» **Problem to work on**: Below is a listing to transcribe in full and exactly; keep the pictures out.

» **Supplied information**:
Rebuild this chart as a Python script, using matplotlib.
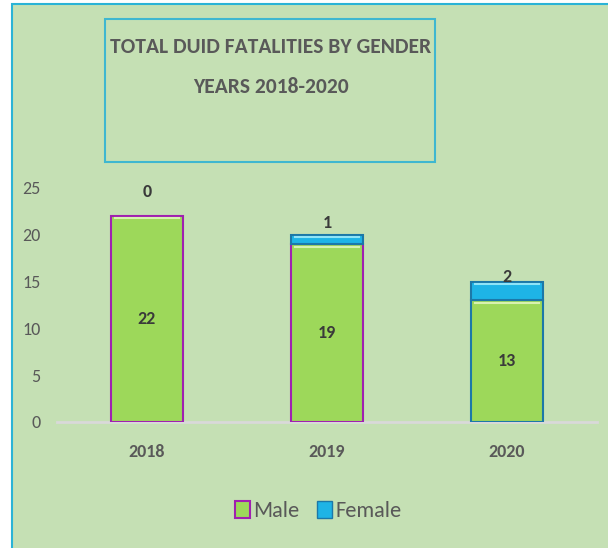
import matplotlib
matplotlib.use("Agg")
import matplotlib.pyplot as plt
from matplotlib.patches import Rectangle, Patch

years = ["2018", "2019", "2020"]
male = [22, 19, 13]
female = [0, 1, 2]
y_ticks = [0, 5, 10, 15, 20, 25]

GREEN_BG = "#C5E0B4"
BAR_GREEN = "#9DD85A"
FEMALE_BLUE = "#1EB4E6"
MAGENTA = "#A020B0"
DARK_BLUE = "#1C78A8"
TEXT = "#595959"
LABEL = "#3A3A3A"
FONT = ["Carlito", "Lato"]

W, H = 608, 548
fig = plt.figure(figsize=(W / 100, H / 100), dpi=100)
fig.patch.set_facecolor("white")

# outer green panel with cyan border
fig.patches.append(Rectangle((12 / W, -0.01), 1.0, 1 - 4 / H + 0.01, transform=fig.transFigure,
                             facecolor=GREEN_BG, edgecolor="#2BB3D6", linewidth=1.5, zorder=-2))
# title box
fig.patches.append(Rectangle((105 / W, 1 - 162 / H), 330 / W, 143 / H, transform=fig.transFigure,
                             facecolor="none", edgecolor="#3FB7D0", linewidth=1.5, zorder=-1))
fig.text(271 / W, 1 - 47 / H, "TOTAL DUID FATALITIES BY GENDER", ha="center", va="center",
         fontsize=15.5, fontweight="bold", color=TEXT, family=FONT)
fig.text(271 / W, 1 - 87 / H, "YEARS 2018-2020", ha="center", va="center",
         fontsize=15.5, fontweight="bold", color=TEXT, family=FONT)

ax = fig.add_axes([57 / W, 1 - 422 / H, (597 - 57) / W, (422 - 188) / H])
ax.set_facecolor("none")
ax.set_zorder(2)
x = list(range(len(years)))
male_edges = [MAGENTA, MAGENTA, DARK_BLUE]
ax.bar(x, male, width=0.4, color=BAR_GREEN, edgecolor=male_edges, linewidth=1.5, zorder=3)
ax.bar(x, female, width=0.4, bottom=male, color=FEMALE_BLUE,
       edgecolor=[DARK_BLUE if f > 0 else "none" for f in female], linewidth=1.5, zorder=3)

# bevel highlight lines at top of each segment
for xi, m, f in zip(x, male, female):
    ax.plot([xi - 0.18, xi + 0.18], [m - 0.25, m - 0.25], color="#D8F2B0", lw=1.5, zorder=4)
    if f > 0:
        ax.plot([xi - 0.18, xi + 0.18], [m + f - 0.25, m + f - 0.25], color="#8FE4F8", lw=1.5, zorder=4)

for xi, m in zip(x, male):
    ax.text(xi, m / 2, str(m), ha="center", va="center", fontsize=13, fontweight="bold",
            color=LABEL, family=FONT, zorder=5)
female_label_offset = [2.6, 1.3, 0.5]
for xi, m, f, off in zip(x, male, female, female_label_offset):
    ax.text(xi, m + f + off, str(f), ha="center", va="center", fontsize=13, fontweight="bold",
            color=LABEL, family=FONT, zorder=5)

ax.set_xlim(-0.5, 2.5)
ax.set_ylim(0, 25)
ax.set_yticks(y_ticks)
ax.set_xticks(x)
ax.set_xticklabels(years, fontsize=13, fontweight="bold", color=TEXT, family=FONT)
ax.set_yticklabels([str(t) for t in y_ticks], fontsize=13, color=TEXT, family=FONT)
ax.tick_params(axis="both", length=0)
ax.tick_params(axis="y", pad=12)
ax.tick_params(axis="x", pad=16)
for s in ["top", "right", "left"]:
    ax.spines[s].set_visible(False)
ax.spines["bottom"].set_color("#D9D9D9")
ax.spines["bottom"].set_linewidth(2)

handles = [Patch(facecolor=BAR_GREEN, edgecolor=MAGENTA, linewidth=1.5),
           Patch(facecolor=FEMALE_BLUE, edgecolor=DARK_BLUE, linewidth=1.0)]
leg = fig.legend(handles, ["Male", "Female"], loc="center", bbox_to_anchor=(318 / W, 1 - 511 / H),
                 ncol=2, frameon=False, handlelength=0.68, handleheight=0.8, handletextpad=0.15,
                 columnspacing=0.8, prop={"family": FONT, "size": 16})
for t in leg.get_texts():
    t.set_color(TEXT)

fig.savefig("out.png", dpi=100)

» **Solution to the exercise**:
Rebuild this chart as a Python script, using matplotlib.
import matplotlib
matplotlib.use("Agg")
import matplotlib.pyplot as plt
from matplotlib.patches import Rectangle, Patch

years = ["2018", "2019", "2020"]
male = [22, 19, 13]
female = [0, 1, 2]
y_ticks = [0, 5, 10, 15, 20, 25]

GREEN_BG = "#C5E0B4"
BAR_GREEN = "#9DD85A"
FEMALE_BLUE = "#1EB4E6"
MAGENTA = "#A020B0"
DARK_BLUE = "#1C78A8"
TEXT = "#595959"
LABEL = "#3A3A3A"
FONT = ["Carlito", "Lato"]

W, H = 608, 548
fig = plt.figure(figsize=(W / 100, H / 100), dpi=100)
fig.patch.set_facecolor("white")

# outer green panel with cyan border
fig.patches.append(Rectangle((12 / W, -0.01), 1.0, 1 - 4 / H + 0.01, transform=fig.transFigure,
                             facecolor=GREEN_BG, edgecolor="#2BB3D6", linewidth=1.5, zorder=-2))
# title box
fig.patches.append(Rectangle((105 / W, 1 - 162 / H), 330 / W, 143 / H, transform=fig.transFigure,
                             facecolor="none", edgecolor="#3FB7D0", linewidth=1.5, zorder=-1))
fig.text(271 / W, 1 - 47 / H, "TOTAL DUID FATALITIES BY GENDER", ha="center", va="center",
         fontsize=15.5, fontweight="bold", color=TEXT, family=FONT)
fig.text(271 / W, 1 - 87 / H, "YEARS 2018-2020", ha="center", va="center",
         fontsize=15.5, fontweight="bold", color=TEXT, family=FONT)

ax = fig.add_axes([57 / W, 1 - 422 / H, (597 - 57) / W, (422 - 188) / H])
ax.set_facecolor("none")
ax.set_zorder(2)
x = list(range(len(years)))
male_edges = [MAGENTA, MAGENTA, DARK_BLUE]
ax.bar(x, male, width=0.4, color=BAR_GREEN, edgecolor=male_edges, linewidth=1.5, zorder=3)
ax.bar(x, female, width=0.4, bottom=male, color=FEMALE_BLUE,
       edgecolor=[DARK_BLUE if f > 0 else "none" for f in female], linewidth=1.5, zorder=3)

# bevel highlight lines at top of each segment
for xi, m, f in zip(x, male, female):
    ax.plot([xi - 0.18, xi + 0.18], [m - 0.25, m - 0.25], color="#D8F2B0", lw=1.5, zorder=4)
    if f > 0:
        ax.plot([xi - 0.18, xi + 0.18], [m + f - 0.25, m + f - 0.25], color="#8FE4F8", lw=1.5, zorder=4)

for xi, m in zip(x, male):
    ax.text(xi, m / 2, str(m), ha="center", va="center", fontsize=13, fontweight="bold",
            color=LABEL, family=FONT, zorder=5)
female_label_offset = [2.6, 1.3, 0.5]
for xi, m, f, off in zip(x, male, female, female_label_offset):
    ax.text(xi, m + f + off, str(f), ha="center", va="center", fontsize=13, fontweight="bold",
            color=LABEL, family=FONT, zorder=5)

ax.set_xlim(-0.5, 2.5)
ax.set_ylim(0, 25)
ax.set_yticks(y_ticks)
ax.set_xticks(x)
ax.set_xticklabels(years, fontsize=13, fontweight="bold", color=TEXT, family=FONT)
ax.set_yticklabels([str(t) for t in y_ticks], fontsize=13, color=TEXT, family=FONT)
ax.tick_params(axis="both", length=0)
ax.tick_params(axis="y", pad=12)
ax.tick_params(axis="x", pad=16)
for s in ["top", "right", "left"]:
    ax.spines[s].set_visible(False)
ax.spines["bottom"].set_color("#D9D9D9")
ax.spines["bottom"].set_linewidth(2)

handles = [Patch(facecolor=BAR_GREEN, edgecolor=MAGENTA, linewidth=1.5),
           Patch(facecolor=FEMALE_BLUE, edgecolor=DARK_BLUE, linewidth=1.0)]
leg = fig.legend(handles, ["Male", "Female"], loc="center", bbox_to_anchor=(318 / W, 1 - 511 / H),
                 ncol=2, frameon=False, handlelength=0.68, handleheight=0.8, handletextpad=0.15,
                 columnspacing=0.8, prop={"family": FONT, "size": 16})
for t in leg.get_texts():
    t.set_color(TEXT)

fig.savefig("out.png", dpi=100)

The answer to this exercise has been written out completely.